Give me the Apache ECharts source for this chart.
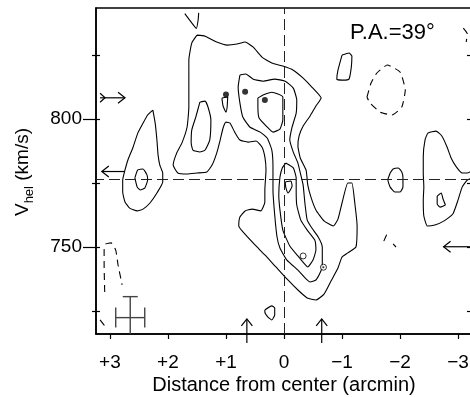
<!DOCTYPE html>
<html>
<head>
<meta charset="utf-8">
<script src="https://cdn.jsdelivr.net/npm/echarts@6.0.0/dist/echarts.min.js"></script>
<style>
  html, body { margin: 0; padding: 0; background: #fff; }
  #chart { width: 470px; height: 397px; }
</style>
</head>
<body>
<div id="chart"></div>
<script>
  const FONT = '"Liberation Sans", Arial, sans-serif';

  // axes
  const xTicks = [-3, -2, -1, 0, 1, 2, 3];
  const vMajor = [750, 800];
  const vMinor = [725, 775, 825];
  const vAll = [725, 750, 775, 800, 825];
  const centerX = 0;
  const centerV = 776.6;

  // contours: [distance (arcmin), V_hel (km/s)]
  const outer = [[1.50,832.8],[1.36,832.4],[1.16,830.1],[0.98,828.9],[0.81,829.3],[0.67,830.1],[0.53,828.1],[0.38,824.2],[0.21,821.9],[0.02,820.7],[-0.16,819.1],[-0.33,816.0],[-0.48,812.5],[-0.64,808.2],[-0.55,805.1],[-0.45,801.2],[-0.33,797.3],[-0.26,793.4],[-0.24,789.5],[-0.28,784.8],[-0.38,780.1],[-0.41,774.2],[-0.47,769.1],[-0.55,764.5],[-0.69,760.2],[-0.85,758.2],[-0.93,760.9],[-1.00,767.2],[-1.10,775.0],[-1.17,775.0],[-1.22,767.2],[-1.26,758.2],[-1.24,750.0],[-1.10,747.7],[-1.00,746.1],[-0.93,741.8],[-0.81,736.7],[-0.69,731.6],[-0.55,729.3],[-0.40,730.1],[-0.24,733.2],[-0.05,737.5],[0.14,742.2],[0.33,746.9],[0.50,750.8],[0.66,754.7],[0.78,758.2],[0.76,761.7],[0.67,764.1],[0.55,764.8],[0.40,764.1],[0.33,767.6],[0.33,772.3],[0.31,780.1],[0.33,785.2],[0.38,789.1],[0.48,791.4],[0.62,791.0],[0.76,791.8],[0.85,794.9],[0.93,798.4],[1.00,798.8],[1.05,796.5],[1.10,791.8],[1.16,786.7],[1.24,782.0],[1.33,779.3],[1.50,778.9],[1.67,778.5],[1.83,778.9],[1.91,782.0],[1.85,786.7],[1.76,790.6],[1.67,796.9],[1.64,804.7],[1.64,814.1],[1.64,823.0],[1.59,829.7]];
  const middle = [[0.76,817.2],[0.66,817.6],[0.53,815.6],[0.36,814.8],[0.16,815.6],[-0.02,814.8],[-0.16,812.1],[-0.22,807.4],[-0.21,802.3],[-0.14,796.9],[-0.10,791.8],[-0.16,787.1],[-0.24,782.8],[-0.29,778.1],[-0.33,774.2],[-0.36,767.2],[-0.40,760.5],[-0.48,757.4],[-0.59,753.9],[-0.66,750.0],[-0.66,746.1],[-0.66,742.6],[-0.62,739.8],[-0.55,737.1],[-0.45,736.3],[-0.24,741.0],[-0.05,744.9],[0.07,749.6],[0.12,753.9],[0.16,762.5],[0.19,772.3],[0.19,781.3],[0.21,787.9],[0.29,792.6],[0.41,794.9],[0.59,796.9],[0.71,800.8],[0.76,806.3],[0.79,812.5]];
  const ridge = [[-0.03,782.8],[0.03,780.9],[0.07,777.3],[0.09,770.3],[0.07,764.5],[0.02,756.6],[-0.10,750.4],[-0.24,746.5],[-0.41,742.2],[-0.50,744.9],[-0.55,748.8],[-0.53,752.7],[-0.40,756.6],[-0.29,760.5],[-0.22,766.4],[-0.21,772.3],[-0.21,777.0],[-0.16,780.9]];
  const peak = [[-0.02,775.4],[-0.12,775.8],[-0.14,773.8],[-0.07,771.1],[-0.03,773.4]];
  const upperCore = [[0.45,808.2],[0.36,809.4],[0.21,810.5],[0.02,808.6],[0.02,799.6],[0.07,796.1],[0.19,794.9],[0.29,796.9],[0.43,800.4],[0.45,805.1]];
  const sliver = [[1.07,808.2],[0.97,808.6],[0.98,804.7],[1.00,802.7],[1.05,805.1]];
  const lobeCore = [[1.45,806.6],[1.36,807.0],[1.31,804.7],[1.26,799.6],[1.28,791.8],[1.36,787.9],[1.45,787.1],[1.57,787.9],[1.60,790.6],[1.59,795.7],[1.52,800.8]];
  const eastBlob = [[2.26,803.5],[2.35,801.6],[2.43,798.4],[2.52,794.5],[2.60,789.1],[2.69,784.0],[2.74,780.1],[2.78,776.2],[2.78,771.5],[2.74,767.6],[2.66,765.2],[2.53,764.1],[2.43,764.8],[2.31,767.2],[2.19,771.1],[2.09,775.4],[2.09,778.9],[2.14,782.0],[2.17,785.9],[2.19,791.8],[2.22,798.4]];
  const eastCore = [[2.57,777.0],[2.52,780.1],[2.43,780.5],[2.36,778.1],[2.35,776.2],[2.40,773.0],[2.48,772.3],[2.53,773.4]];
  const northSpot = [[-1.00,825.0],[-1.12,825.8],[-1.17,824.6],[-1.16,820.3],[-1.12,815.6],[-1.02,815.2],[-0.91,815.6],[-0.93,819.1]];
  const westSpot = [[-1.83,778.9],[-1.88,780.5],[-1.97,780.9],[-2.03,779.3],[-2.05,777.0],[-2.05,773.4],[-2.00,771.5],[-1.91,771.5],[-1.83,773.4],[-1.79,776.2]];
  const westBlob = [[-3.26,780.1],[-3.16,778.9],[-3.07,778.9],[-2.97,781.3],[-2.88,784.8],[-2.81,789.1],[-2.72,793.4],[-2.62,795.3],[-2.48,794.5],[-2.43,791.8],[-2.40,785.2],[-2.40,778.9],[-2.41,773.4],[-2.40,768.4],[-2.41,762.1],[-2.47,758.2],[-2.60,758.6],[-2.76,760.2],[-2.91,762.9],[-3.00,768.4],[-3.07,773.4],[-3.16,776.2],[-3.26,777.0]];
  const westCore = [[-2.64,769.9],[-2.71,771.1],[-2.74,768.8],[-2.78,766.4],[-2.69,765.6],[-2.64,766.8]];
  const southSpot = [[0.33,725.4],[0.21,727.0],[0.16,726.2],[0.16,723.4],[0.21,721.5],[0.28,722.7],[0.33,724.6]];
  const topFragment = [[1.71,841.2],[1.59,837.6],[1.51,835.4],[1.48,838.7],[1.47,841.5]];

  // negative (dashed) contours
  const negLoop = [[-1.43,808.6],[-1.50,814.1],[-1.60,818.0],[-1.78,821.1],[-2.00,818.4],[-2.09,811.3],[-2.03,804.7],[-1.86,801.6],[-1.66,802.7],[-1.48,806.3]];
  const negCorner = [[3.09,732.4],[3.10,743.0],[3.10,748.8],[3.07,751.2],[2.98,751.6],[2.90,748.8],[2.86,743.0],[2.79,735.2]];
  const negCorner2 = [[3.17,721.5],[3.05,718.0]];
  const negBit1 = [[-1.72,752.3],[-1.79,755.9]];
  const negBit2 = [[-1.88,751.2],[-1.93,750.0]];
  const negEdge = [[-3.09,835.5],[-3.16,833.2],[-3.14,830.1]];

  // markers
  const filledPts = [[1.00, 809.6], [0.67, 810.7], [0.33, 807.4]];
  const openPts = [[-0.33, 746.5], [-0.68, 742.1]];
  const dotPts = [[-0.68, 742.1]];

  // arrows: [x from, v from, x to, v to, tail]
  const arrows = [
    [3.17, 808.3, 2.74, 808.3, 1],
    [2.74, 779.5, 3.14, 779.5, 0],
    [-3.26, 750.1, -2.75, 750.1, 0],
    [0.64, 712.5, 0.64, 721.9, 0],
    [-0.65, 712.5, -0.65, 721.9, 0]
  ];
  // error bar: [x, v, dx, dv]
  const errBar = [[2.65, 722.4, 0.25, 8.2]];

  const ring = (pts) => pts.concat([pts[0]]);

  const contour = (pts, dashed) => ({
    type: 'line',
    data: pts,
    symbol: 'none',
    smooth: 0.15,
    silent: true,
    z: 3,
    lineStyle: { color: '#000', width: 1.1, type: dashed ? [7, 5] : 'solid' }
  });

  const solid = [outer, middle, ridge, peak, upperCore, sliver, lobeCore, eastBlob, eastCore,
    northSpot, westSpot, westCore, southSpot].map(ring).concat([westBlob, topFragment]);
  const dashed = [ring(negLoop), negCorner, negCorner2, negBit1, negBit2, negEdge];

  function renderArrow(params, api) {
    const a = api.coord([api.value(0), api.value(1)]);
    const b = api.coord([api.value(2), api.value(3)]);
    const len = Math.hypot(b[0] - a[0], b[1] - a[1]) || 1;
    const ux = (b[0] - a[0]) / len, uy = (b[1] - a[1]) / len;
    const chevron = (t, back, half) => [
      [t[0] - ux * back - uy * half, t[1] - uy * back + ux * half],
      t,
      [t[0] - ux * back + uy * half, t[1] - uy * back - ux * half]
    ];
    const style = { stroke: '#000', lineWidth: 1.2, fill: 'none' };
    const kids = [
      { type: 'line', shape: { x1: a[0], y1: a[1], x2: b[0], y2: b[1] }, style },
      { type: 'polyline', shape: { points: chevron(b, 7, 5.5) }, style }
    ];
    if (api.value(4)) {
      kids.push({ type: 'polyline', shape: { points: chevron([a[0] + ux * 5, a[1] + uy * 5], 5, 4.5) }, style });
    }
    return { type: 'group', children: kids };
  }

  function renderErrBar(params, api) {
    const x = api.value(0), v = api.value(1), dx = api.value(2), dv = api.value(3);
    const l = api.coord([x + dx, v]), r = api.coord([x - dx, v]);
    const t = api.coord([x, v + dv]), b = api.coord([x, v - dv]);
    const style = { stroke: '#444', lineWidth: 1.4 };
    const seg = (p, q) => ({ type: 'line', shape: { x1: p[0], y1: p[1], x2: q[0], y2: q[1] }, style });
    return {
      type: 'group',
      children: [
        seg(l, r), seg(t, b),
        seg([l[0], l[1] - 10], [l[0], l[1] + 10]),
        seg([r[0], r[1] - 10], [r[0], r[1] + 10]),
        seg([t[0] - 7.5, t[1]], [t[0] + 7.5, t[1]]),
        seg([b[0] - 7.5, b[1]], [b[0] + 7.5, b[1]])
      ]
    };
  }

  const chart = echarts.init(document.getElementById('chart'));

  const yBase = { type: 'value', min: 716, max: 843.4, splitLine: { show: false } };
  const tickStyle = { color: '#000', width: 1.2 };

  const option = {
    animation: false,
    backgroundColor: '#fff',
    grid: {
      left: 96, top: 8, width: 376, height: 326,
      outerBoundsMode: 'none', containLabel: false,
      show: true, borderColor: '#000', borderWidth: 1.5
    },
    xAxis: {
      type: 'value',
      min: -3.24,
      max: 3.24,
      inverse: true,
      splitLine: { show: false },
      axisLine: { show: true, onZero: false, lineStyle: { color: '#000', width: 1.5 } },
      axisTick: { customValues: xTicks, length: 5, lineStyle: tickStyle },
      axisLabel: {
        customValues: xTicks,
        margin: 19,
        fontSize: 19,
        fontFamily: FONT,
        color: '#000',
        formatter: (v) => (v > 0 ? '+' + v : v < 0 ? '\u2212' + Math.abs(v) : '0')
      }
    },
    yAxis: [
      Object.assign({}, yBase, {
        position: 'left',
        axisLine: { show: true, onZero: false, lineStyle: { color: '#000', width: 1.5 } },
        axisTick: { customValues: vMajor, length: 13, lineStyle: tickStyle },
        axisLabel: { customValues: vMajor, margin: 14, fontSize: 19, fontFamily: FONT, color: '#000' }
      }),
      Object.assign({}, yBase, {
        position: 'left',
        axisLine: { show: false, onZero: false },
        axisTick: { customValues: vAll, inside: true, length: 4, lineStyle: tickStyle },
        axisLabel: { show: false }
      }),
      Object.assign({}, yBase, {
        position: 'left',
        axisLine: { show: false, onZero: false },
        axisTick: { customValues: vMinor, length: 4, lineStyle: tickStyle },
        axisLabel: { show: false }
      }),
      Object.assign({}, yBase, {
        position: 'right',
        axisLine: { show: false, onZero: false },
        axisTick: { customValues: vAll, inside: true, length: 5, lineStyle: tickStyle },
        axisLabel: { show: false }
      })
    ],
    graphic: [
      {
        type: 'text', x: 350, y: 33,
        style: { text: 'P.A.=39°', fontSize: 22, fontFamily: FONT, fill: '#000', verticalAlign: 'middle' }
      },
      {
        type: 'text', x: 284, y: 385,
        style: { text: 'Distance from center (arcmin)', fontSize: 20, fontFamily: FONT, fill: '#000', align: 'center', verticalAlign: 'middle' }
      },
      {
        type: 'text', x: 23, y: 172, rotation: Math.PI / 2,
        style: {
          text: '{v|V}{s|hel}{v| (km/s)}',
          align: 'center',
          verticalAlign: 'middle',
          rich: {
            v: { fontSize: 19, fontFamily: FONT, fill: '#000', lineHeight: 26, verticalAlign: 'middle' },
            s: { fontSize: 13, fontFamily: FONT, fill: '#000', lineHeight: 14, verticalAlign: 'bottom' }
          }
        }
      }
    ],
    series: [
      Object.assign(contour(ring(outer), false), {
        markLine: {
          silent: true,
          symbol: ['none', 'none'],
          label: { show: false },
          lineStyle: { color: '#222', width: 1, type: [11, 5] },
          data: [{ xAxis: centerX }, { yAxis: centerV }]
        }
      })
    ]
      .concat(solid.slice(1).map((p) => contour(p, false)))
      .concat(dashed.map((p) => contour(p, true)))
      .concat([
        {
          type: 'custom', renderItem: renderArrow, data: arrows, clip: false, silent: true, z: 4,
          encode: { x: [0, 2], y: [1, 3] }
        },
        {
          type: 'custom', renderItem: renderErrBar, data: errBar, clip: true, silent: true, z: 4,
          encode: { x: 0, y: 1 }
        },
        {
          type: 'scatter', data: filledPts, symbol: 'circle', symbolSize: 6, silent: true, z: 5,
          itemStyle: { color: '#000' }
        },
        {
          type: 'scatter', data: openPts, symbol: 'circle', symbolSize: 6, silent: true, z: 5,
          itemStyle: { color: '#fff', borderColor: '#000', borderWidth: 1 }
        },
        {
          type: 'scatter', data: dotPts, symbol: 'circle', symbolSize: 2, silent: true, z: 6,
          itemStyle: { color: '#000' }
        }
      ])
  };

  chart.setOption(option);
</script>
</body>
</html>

» **Problem requirements**
The lines from the top of the data above through the one holding "const centerV = 776.6;" are to be repeated exactly, and only those, with no pictures.

» **Reply to the task**
Give me the Apache ECharts source for this chart.
<!DOCTYPE html>
<html>
<head>
<meta charset="utf-8">
<script src="https://cdn.jsdelivr.net/npm/echarts@6.0.0/dist/echarts.min.js"></script>
<style>
  html, body { margin: 0; padding: 0; background: #fff; }
  #chart { width: 470px; height: 397px; }
</style>
</head>
<body>
<div id="chart"></div>
<script>
  const FONT = '"Liberation Sans", Arial, sans-serif';

  // axes
  const xTicks = [-3, -2, -1, 0, 1, 2, 3];
  const vMajor = [750, 800];
  const vMinor = [725, 775, 825];
  const vAll = [725, 750, 775, 800, 825];
  const centerX = 0;
  const centerV = 776.6;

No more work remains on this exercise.